Copying and Exporting Data on AWS: What You Need to Know

There are common issues that occur when exporting or copying on AWS clusters, as described below. Except for these specific issues as they relate to AWS, copying and exporting data works as documented in Copying Data Between Vertica Databases.

To copy or export data on AWS:

  1. Verify that all nodes in source and destination clusters have their own elastic IPs (or public IPs) assigned.

    If your destination cluster is located within the same VPC as your source cluster, proceed to step 3. Each node in one cluster must be able to communicate with each node in the other cluster.

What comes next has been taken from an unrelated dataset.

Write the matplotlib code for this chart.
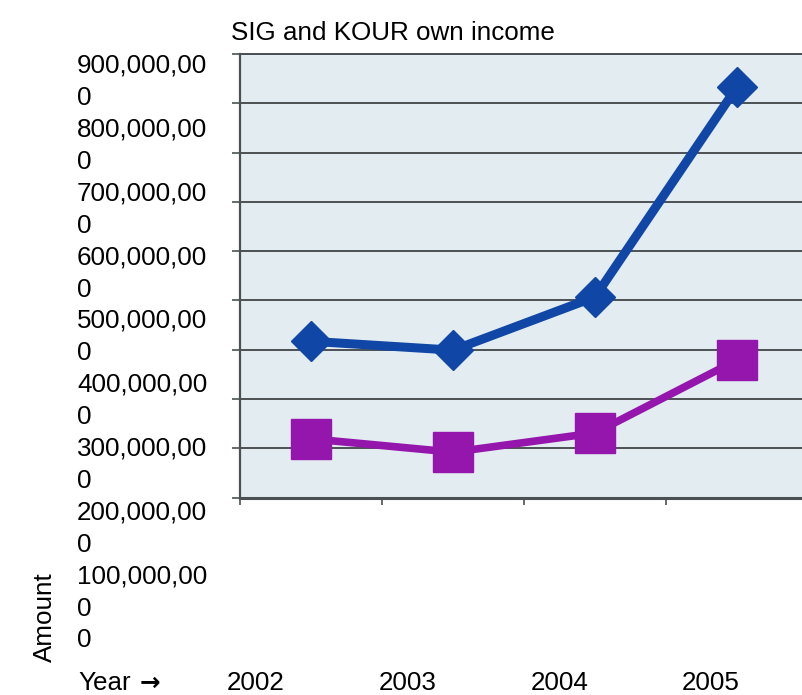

Thus, each source and destination node needs an elastic IP (or public IP) assigned.

  2. (For non-CloudFormation Template installs) Create an S3 gateway endpoint.
  3. If you aren't using a CloudFormation Template (CFT) to install Vertica, you must create an S3 gateway endpoint in your VPC. For more information, see the AWS documentation.

    For example, the Vertica CFT has the following VPC endpoint:

    "S3Enpoint" : {
        "Type" : "AWS::EC2::VPCEndpoint",
        "Properties" : {
        "PolicyDocument" : {
            "Version":"2012-10-17",
            "Statement":[{
            "Effect":"Allow",
            "Principal": "*",
            "Action":["*"],
            "Resource":["*"]
            }]
        },
        "RouteTableIds" : [ {"Ref" : "RouteTable"} ],
        "ServiceName" : { "Fn::Join": [ "", [ "com.amazonaws.", { "Ref": "AWS::Region" }, ".s3" ] ] },
        "VpcId" : {"Ref" : "VPC"}
    } 
  4. Verify that your security group allows the AWS clusters to communicate.

    Check your security groups for both your source and destination AWS clusters. Verify that ports 5433 and 5434 are open. If one of your AWS clusters is on a separate VPC, verify that your network access control list (ACL) allows communication on port 5434.

    Note:

    This communication method exports and copies (imports) data across the Internet. You can alternatively use non-public IPs and gateways, or VPN to connect the source and destination clusters.

  1. If there are one or more elastic load balancers (ELBs) between the clusters, verify that port 5433 is open between the ELBs and clusters.

  2. If you use the Vertica client to connect to one or more ELBs, the ELBs only distribute incoming connections. The data transmission path occurs between clusters.